As I have walked the streets of downtown I have noticed the increase usage of Electric scooters. I have experienced the impact those scooters have with pedestrian space while walking or shopping in DTLA. I would first like to meet with the company and LADOT and to collaboratively come up with solutions to impeding the foot traffic and the prospects of developing curb side parking for e-scooters only. I would also like to see an increase of bike lanes in DTLA so that e-scooters must use those bike lanes to travel instead of sidewalks.
6. The previous CD14 administration made some important progress towards providing safer streets through projects like Spring and Main Forward as well as York Blvd. and First Street bike lanes. But much work is still required to provide safe streets for all road users. Please respond to the following questions regarding specific CD14 issues and projects:
6A. My Figueroa opened in 2018, providing dedicated bus lanes and protected bike lanes between Expo Park/USC and Downtown. Will you direct LADOT to secure funding to extend these bus lanes, protected bike lanes, and pedestrian improvements up to Cesar Chavez/Sunset Blvd during your term?
Yes, I am committed to continuing the progress for safer streets that the previous administration started. I will work with LADOT to secure the funding needed to ensure completion of those projects.
6B. With the construction of the Wilshire Grand project, $9.175 million was set aside to improve transportation along 7th Street. What is your vision for use of these funds?
If elected I would like to see and study the various proposals put forward for the transportation use of that money. I will say that I would like to see something that benefits the business community along Seventh Street, bus riders, bike riders and e-scooters utilizing designated bike lanes.
6C. In response to recent collisions harming area students, The Eagle Rock Association (TERA) has initiated “Slow Yosemite,” a project aimed at providing a safer Yosemite Dr. serving Eagle Rock High School and Rockdale Elementary School. Will you commit to continue support for this project in collaboration with TERA?
Yes, as an educator I am committed to student safety. I will absolutely support “Slow Yosemite” and if elected will work to make Yosemite a more safer and pleasant street.
6D. The stretch of North Figueroa in CD14 between York Blvd. and Colorado Blvd. is a treacherous one, taking the lives of Ervin Garcia and Manuel Alonzo in 2017. Do you think a road diet is possible on North Figueroa? As councilmember, would you dedicate staff resources towards getting community support to reduce speeding and provide a safer street for drivers, people on bikes, and pedestrians?
As I have been speaking to folks throughout the district I do hear that speeding is an issue that needs attention. I am committed to working with LAPD and LADOT and how we may curb speeding.
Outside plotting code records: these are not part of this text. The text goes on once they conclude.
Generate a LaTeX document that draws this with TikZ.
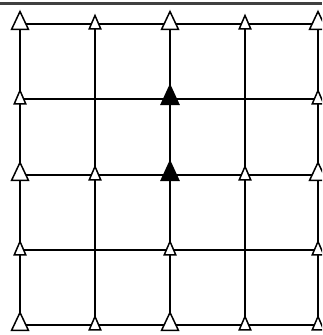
\documentclass[tikz,border=0pt]{standalone}
\begin{document}
\begin{tikzpicture}[x=1pt,y=1pt,
  grid/.style={line width=1.4pt, black},
  boldseg/.style={line width=2.4pt, black},
  edge/.style={line width=2.2pt, black!75},
  tri/.style={line width=1.5pt, black, fill=white, line join=miter},
  ftri/.style={line width=1.2pt, black, fill=black, line join=miter},
  bigtri/.pic={\draw[tri] (-8.5,-5.5) -- (0,12.5) -- (8.5,-5.5) -- cycle;},
  smalltri/.pic={\draw[tri] (-5.8,-5) -- (0,8.5) -- (5.8,-5) -- cycle;},
  filltri/.pic={\draw[ftri] (-9,-5.5) -- (0,14) -- (9,-5.5) -- cycle;}
]
\useasboundingbox (0,0) rectangle (322,335);
\clip (0,0) rectangle (322,335);
\fill[white] (0,0) rectangle (322,335);
% top edge line
\coordinate (tl) at (0,331.5);
\coordinate (tr) at (322,331.5);
\draw[edge] (tl) -- (tr);
% grid points c-i-j : i = column 1..5, j = row 1..5 (top to bottom)
\foreach \i/\x in {1/20,2/95,3/170,4/245,5/318}{
  \foreach \j/\y in {1/311,2/236,3/160,4/85,5/10}{
    \coordinate (c-\i-\j) at (\x,\y);
  }
}
% vertical lines
\foreach \i in {1,2,3,4,5}{\draw[grid] (c-\i-1) -- (c-\i-5);}
% horizontal lines
\foreach \j in {1,2,3,4,5}{\draw[grid] (c-1-\j) -- (c-5-\j);}
\draw[boldseg] (c-3-2) -- (c-3-3);
% triangles
\foreach \n in {c-1-1,c-3-1,c-5-1,c-1-3,c-5-3,c-1-5,c-3-5}{\pic at (\n) {bigtri};}
\foreach \n in {c-2-1,c-4-1,c-1-2,c-5-2,c-2-3,c-4-3,c-1-4,c-3-4,c-5-4,c-2-5,c-4-5,c-5-5}{\pic at (\n) {smalltri};}
\foreach \n in {c-3-2,c-3-3}{\pic at (\n) {filltri};}
\end{tikzpicture}
\end{document}
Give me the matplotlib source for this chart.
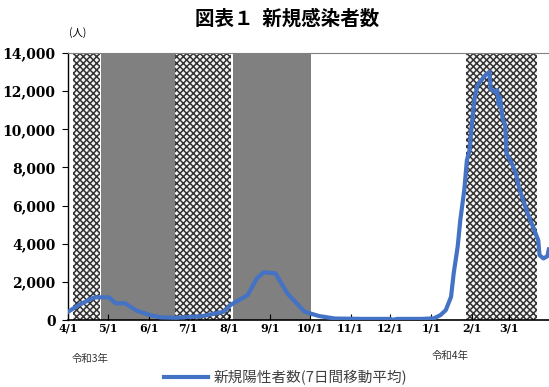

I will also look into the prospect of a road diet on Figueroa and if its feasible and if it possible to do.
6E. TERA, in collaboration with CD14, recently secured $16.3 million in Metro funding to implement “Rock The Boulevard,” a remaking of Eagle Rock Blvd. oriented towards the people, with protected bike lanes, curb extensions, and increased trees and green space along the boulevard. Will you commit to help making this community vision for a people-oriented street a reality?
Yes, I will commit to ensuring that “Rock the Blvd” is completed with the $16.3 that was committed for the project if I am elected.